U.S. Ambassador To U.N. Warns Of Potential For Famine In Sudan

“The United States and Sudan traded accusations [on Tuesday] over the humanitarian situation in the [border] states of Blue Nile and South Kordofan, embattled since the north and south of Sudan split into two nations last summer,” the New York Times reports (MacFarquhar, 1/17). U.S. Permanent Representative to the U.N. Ambassador Susan Rice on Monday sent a letter to the U.N. Security Council warning that food security could decline to an emergency level and could result in famine if action is not taken by the government in Khartoum, according to VOA News (Besheer, 1/17). Speaking to reporters Tuesday, Rice said, “The proximate cause of the problem … is that the government of Sudan has deliberately denied access to international NGOs, the United Nations, and international humanitarian workers to the most affected populations in Southern Kordofan and Blue Nile” and called the situation “unconscionable and unacceptable,” according to a transcript (1/17).
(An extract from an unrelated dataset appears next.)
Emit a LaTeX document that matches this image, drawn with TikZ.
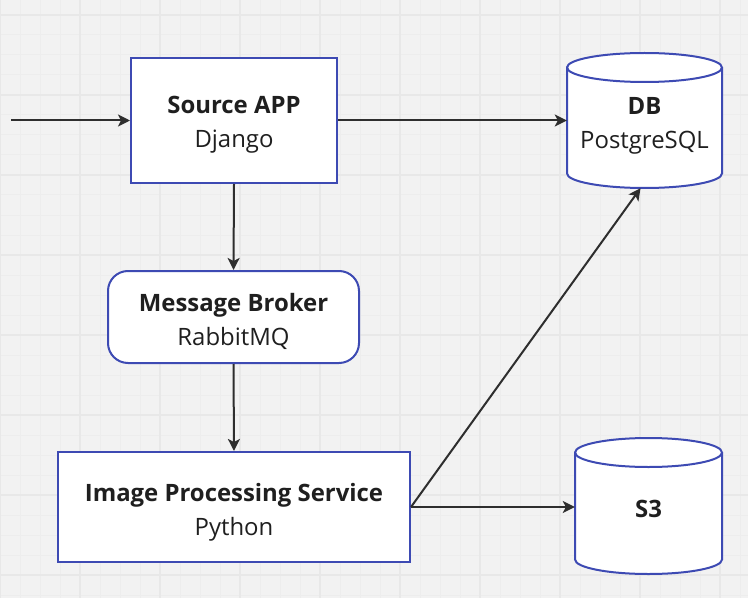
\documentclass[tikz,border=0pt]{standalone}
\usepackage{fontspec}
\setmainfont{Open Sans}
\usetikzlibrary{arrows.meta}
\definecolor{bgc}{HTML}{F2F2F2}
\definecolor{gridminor}{HTML}{EDEDED}
\definecolor{gridmajor}{HTML}{E8E8E8}
\definecolor{edgeblue}{HTML}{3D4AB3}
\definecolor{txt}{HTML}{1F1F1F}
\definecolor{arr}{HTML}{2E2E2E}
\tikzset{
  box/.style={draw=edgeblue, line width=2bp, fill=white, text=txt, align=center,
    font=\fontsize{24}{34}\selectfont, inner sep=0pt},
  cyl/.style={inner sep=0pt, text=txt, align=center, font=\fontsize{24}{34}\selectfont},
  cylline/.style={draw=edgeblue, line width=2bp, fill=white},
  conn/.style={draw=arr, line width=2bp, -{Stealth[length=12bp,width=12bp,inset=3bp]}},
}
\newcommand{\cylshape}[5]{% cx, top, bottom, halfwidth, ry
  \path[cylline] (#1-#4,#2+#5) -- (#1-#4,#3-#5)
     arc[start angle=180,end angle=360,x radius=#4,y radius=-#5]
     -- (#1+#4,#2+#5)
     arc[start angle=0,end angle=180,x radius=#4,y radius=-#5] -- cycle;
  \draw[edgeblue, line width=2bp] (#1-#4,#2+#5) arc[start angle=180,end angle=360,x radius=#4,y radius=-#5];
}
\begin{document}
\begin{tikzpicture}[x=1bp,y=-1bp]
\fill[bgc] (0,0) rectangle (748,598);
\useasboundingbox (0,0) rectangle (748,598);
\foreach \x in {20,40,...,740} \draw[gridminor, line width=1bp] (\x,0) -- (\x,598);
\foreach \y in {-5,15,...,595} \draw[gridminor, line width=1bp] (0,\y) -- (748,\y);
\foreach \x in {0,80,...,720} \draw[gridmajor, line width=1.5bp] (\x,0) -- (\x,598);
\foreach \y in {15,95,...,575} \draw[gridmajor, line width=1.5bp] (0,\y) -- (748,\y);

% cylinders
\cylshape{644.5}{53}{188}{77.5}{14.5}
\cylshape{648.5}{438}{574}{73.5}{14.5}

\node[box, minimum width=206bp, minimum height=125bp] (src) at (234,120.5) {};
\node[cyl] (srctext) at (234,125) {\textbf{Source APP}\\Django};
\node[box, rounded corners=20bp, minimum width=251bp, minimum height=92bp] (broker) at (233.5,317) {};
\node[cyl] (brokertext) at (233.5,321.5) {\textbf{Message Broker}\\RabbitMQ};
\node[box, minimum width=352bp, minimum height=110bp] (ips) at (234,507) {};
\node[cyl] (ipstext) at (234,512) {\textbf{Image Processing Service}\\Python};
\node[cyl, minimum width=155bp, minimum height=135bp] (db) at (644.5,120.5) {};
\node[cyl] (dbtext) at (644.5,126) {\textbf{DB}\\PostgreSQL};
\node[cyl, minimum width=147bp, minimum height=136bp] (s3) at (648.5,506) {};
\node[cyl] (s3text) at (648.5,509) {\textbf{S3}};

\coordinate (in) at (11,120.5);
\draw[conn] (in) -- (src.west);
\draw[conn] (src.east) -- (db.west |- src.east);
\draw[conn] (src.south) -- (broker.north);
\draw[conn] (broker.south) -- (ips.north);
\draw[conn] (ips.east) -- (s3.west |- ips.east);
\draw[conn] (ips.east) -- ([xshift=-4bp]db.south);
\end{tikzpicture}
\end{document}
On Wednesday, U.S. Special Envoy for Sudan Princeton Lyman said 500,000 people in the border states could face “emergency conditions bordering on famine” in as little as two months, Bloomberg reports (Wild/Ferrie, 1/18). “Groups like the World Food Programme and UNICEF must be able to work in the border areas of South Kordofan and Blue Nile, he said,” CNN writes (Mabuse, 1/18). But Khartoum’s U.N. Ambassador Daffa-Alla Elhag Ali Osman on Tuesday “dismissed U.N. and U.S. concerns about a mounting humanitarian crisis in two Sudanese border states, saying the situation there was ‘normal,'” Reuters notes. “Osman denied that there were any restrictions on aid agencies accessing Southern Kordofan and Blue Nile. However, he later said that aid agencies were not welcome in areas where rebel groups, which he accused South Sudan of aiding, were concentrated,” according to the news service (Charbonneau, 1/18).